“Ordinary Days” at the Trafalgar Studios

Having had its London premiere at the Finborough Theatre back in 2008 we owe director Adam Lenson enormous thanks for staging another production of Ordinary Days. Adam Gwon’s musical is as far from the quotidian as it is possible to be. It’s a must-see.

Gwon’s story of four young people on one day in New York is a song cycle of love to the city. New York’s stresses and excitement, its random possibilities, are common enough urban tropes but Gwon presents them with unusual, appealing modesty as well as intelligence and great tunes.

Lenson has a similarly light touch, focusing on the intimacy of the piece and getting the best from his cast of familiar musical theatre performers. It would be a privilege to see these guys on any stage, but in a venue as intimate as the Trafalgar Studios it’s an unmissable opportunity.

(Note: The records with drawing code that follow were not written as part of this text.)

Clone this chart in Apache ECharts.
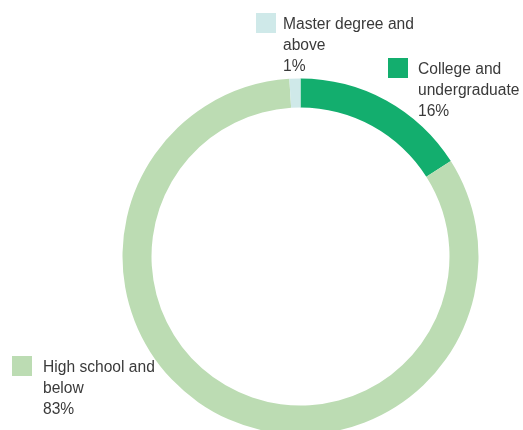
<!DOCTYPE html>
<html><head><meta charset="utf-8">
<script src="https://cdn.jsdelivr.net/npm/echarts@6/dist/echarts.min.js"></script>
<style>html,body{margin:0;padding:0;background:#fff}#c{width:523px;height:430px}</style>
</head><body><div id="c"></div>
<script>
const categories = ['College and\nundergraduate', 'High school and\nbelow', 'Master degree and\nabove'];
const values = [16, 83, 1];
const colors = ['#13ae6e', '#bcdcb3', '#cfe9e9'];
// layout: [icon left, icon top, gap between icon and text]
const legendLayout = [[388, 58, 5], [12, 356, 6], [256, 13, 2]];

const LH = 21;
const FS = 15.6;
const chart = echarts.init(document.getElementById('c'));
const legends = categories.map((name, i) => {
  const [lx, ly, gap] = legendLayout[i];
  const textLines = name.split('\n').length + 1;
  // blank spacer line so the first text line sits beside the icon (slightly lower)
  const blank = (textLines - 1) * LH + 4;
  const blockH = blank + textLines * LH;
  return {
    data: [name],
    left: lx,
    top: ly + 10 - blockH / 2,
    padding: 0,
    icon: 'rect',
    itemWidth: 20,
    itemHeight: 20,
    selectedMode: false,
    formatter: n => {
      const lines = (n + '\n' + values[categories.indexOf(n)] + '%').split('\n');
      return '{b|}\n' + lines.map(l => '{s|}{t|' + l + '}').join('\n');
    },
    textStyle: {
      fontFamily: 'Liberation Sans',
      fontSize: FS,
      color: '#3a3a3a',
      lineHeight: LH,
      rich: {
        b: {lineHeight: blank, height: blank, fontSize: 1},
        s: {width: gap, lineHeight: LH},
        t: {fontFamily: 'Liberation Sans', fontSize: FS, color: '#3a3a3a', lineHeight: LH}
      }
    }
  };
});
chart.setOption({
  animation: false,
  color: colors,
  legend: legends,
  series: [{
    type: 'pie',
    center: [300.5, 256.5],
    radius: [149, 178],
    startAngle: 90,
    clockwise: true,
    label: {show: false},
    labelLine: {show: false},
    emphasis: {disabled: true},
    itemStyle: {borderWidth: 0},
    data: categories.map((n, i) => ({name: n, value: values[i]}))
  }]
});
</script></body></html>
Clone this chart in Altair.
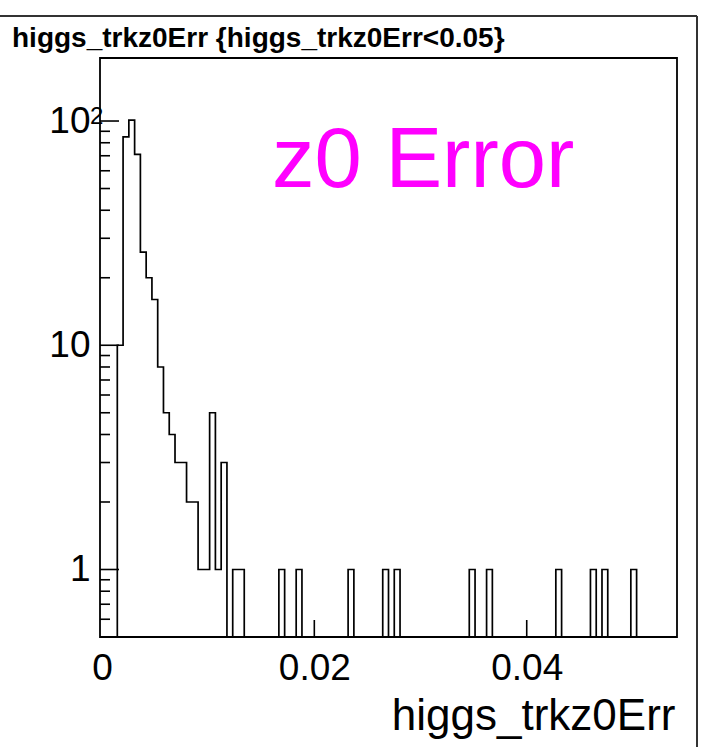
import altair as alt
import pandas as pd

# Histogram definition: 100 equal bins over the x range, counts per bin
X_MIN = -0.00018
X_MAX = 0.05415
N_BINS = 100
COUNTS = [
    0, 0, 0, 10, 85, 101, 71, 26, 20, 16,
    8, 5, 4, 3, 3, 2, 2, 1, 1, 5,
    1, 3, 0, 1, 1, 0, 0, 0, 0, 0,
    0, 1, 0, 0, 1, 0, 0, 0, 0, 0,
    0, 0, 0, 1, 0, 0, 0, 0, 0, 1,
    0, 1, 0, 0, 0, 0, 0, 0, 0, 0,
    0, 0, 0, 0, 1, 0, 0, 1, 0, 0,
    0, 0, 0, 0, 0, 0, 0, 0, 0, 1,
    0, 0, 0, 0, 0, 1, 0, 1, 0, 0,
    0, 0, 1, 0, 0, 0, 0, 0, 0, 0,
]
Y_MIN, Y_MAX = 0.5, 191

X_TICKS = [0.0, 0.02, 0.04]
Y_MAJOR = [1, 10, 100]
Y_MINOR = [0.6, 0.7, 0.8, 0.9, 2, 3, 4, 5, 6, 7, 8, 9, 20, 30, 40, 50, 60, 70, 80, 90]

TITLE = "higgs_trkz0Err {higgs_trkz0Err<0.05}"
X_TITLE = "higgs_trkz0Err"
LABEL = "z0 Error"

FONT = "Liberation Sans"
W, H = 577, 579

bin_w = (X_MAX - X_MIN) / N_BINS
edges = [X_MIN + i * bin_w for i in range(N_BINS + 1)]
# empty bins sit on the lower edge of the log axis
levels = [max(c, Y_MIN) for c in COUNTS] + [max(COUNTS[-1], Y_MIN)]
hist = pd.DataFrame({"x": edges, "n": levels})

xs = alt.Scale(domain=[X_MIN, X_MAX], nice=False, zero=False)
ys = alt.Scale(type="log", domain=[Y_MIN, Y_MAX], nice=False)

xaxis = alt.Axis(
    values=X_TICKS,
    labelExpr="datum.value == 0 ? '0' : format(datum.value, '.2f')",
    ticks=False, domain=False, grid=False,
    labelFont=FONT, labelFontSize=37, labelColor="black", labelPadding=13,
    labelFlush=False,
    title=X_TITLE, titleFont=FONT, titleFontSize=44, titleFontWeight="normal",
    titleColor="black", titleX=575, titleY=92, titleAlign="right",
    titleBaseline="alphabetic", titleAnchor="end",
)
# the exponent of 10^2 is drawn as a separate superscript next to the label
yaxis = alt.Axis(
    values=Y_MAJOR,
    labelExpr="format(datum.value, 'd') == '100' ? '10' : format(datum.value, 'd')",
    ticks=False, domain=False, grid=False,
    labelFont=FONT, labelFontSize=37, labelColor="black", labelPadding=10,
    labelFlush=False, title=None,
)

X = alt.X("x:Q", scale=xs, axis=xaxis)
Y = alt.Y("n:Q", scale=ys, axis=yaxis)

line = alt.Chart(hist).mark_line(
    interpolate="step-after", color="black", strokeWidth=1.7
).encode(x=X, y=Y)

# inward-pointing tick marks on the frame
y_major = alt.Chart(pd.DataFrame({"n": Y_MAJOR})).mark_rule(
    color="black", strokeWidth=1.6
).encode(y=Y, x=alt.value(0), x2=alt.value(19))
y_minor = alt.Chart(pd.DataFrame({"n": Y_MINOR})).mark_rule(
    color="black", strokeWidth=1.6
).encode(y=Y, x=alt.value(0), x2=alt.value(10))
x_major = alt.Chart(pd.DataFrame({"x": X_TICKS[1:]})).mark_rule(
    color="black", strokeWidth=1.6
).encode(x=X, y=alt.value(H), y2=alt.value(H - 17))

exponent = alt.Chart(pd.DataFrame({"n": [100], "t": ["2"]})).mark_text(
    font=FONT, fontSize=24, color="black", align="left", baseline="alphabetic",
    dy=3
).encode(text="t:N", y=Y, x=alt.value(-10))

label = alt.Chart(pd.DataFrame({"t": [LABEL]})).mark_text(
    font=FONT, fontSize=85, color="#ff00ff", align="left", baseline="alphabetic"
).encode(text="t:N", x=alt.value(172), y=alt.value(129))

title = alt.Chart(pd.DataFrame({"t": [TITLE]})).mark_text(
    font=FONT, fontSize=28, fontWeight="bold", color="black",
    align="left", baseline="alphabetic"
).encode(text="t:N", x=alt.value(-88), y=alt.value(-11))

# canvas border (top and right edges)
border_top = alt.Chart(pd.DataFrame({"a": [0]})).mark_rule(
    color="#333333", strokeWidth=2
).encode(x=alt.value(-100), x2=alt.value(597), y=alt.value(-42))
border_right = alt.Chart(pd.DataFrame({"a": [0]})).mark_rule(
    color="#333333", strokeWidth=2
).encode(x=alt.value(597), y=alt.value(-42), y2=alt.value(689))

chart = alt.layer(
    line, y_major, y_minor, x_major, exponent, label, title, border_top, border_right
).properties(
    width=W, height=H,
    padding={"left": 100, "top": 58, "right": 28, "bottom": 110},
    autosize=alt.AutoSizeParams(type="none"),
    background="white",
).configure_view(
    stroke="black", strokeWidth=1.8
)

chart.save("out.html", embed_options={"renderer": "svg", "actions": False})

Daniel Boys is perfectly cast as the lovelorn James. The chemistry he has with co-star Julie Atherton, who plays the recondite Claire, is palpable and both are in fine voice.
Deb and Warren
Lee William-Davis shows off his fine acting skills playing Warren, a sensitive soul lost in the city. Yet the revelation of the night is Alexia Khadime, who gives a tremendous performance as Deb, a frenzied graduate student who loses her notes and finds something more important. Khadime’s voice is as stunning as her comic ability.

Comparisons with writer/composer Jason Robert Brown are somewhat inevitable for Gwon. There are similarities and that is no bad thing. Ordinary Days is fresh, contemporary and brave. But Gwon’s musical has a more immediate lyricism and his writing a sentimental touch Robert Brown might shy away from.

Underlying Ordinary Days are questions that resonate with a modern urban audience, and ruminations on art and life that are delivered with emotional truth. Beauty is never far away in the city, or in Gwon’s wonderful score. With Lenson on board, Ordinary Days is 80 minutes of near perfection, so good you’ll want to see it again as soon as it’s finished.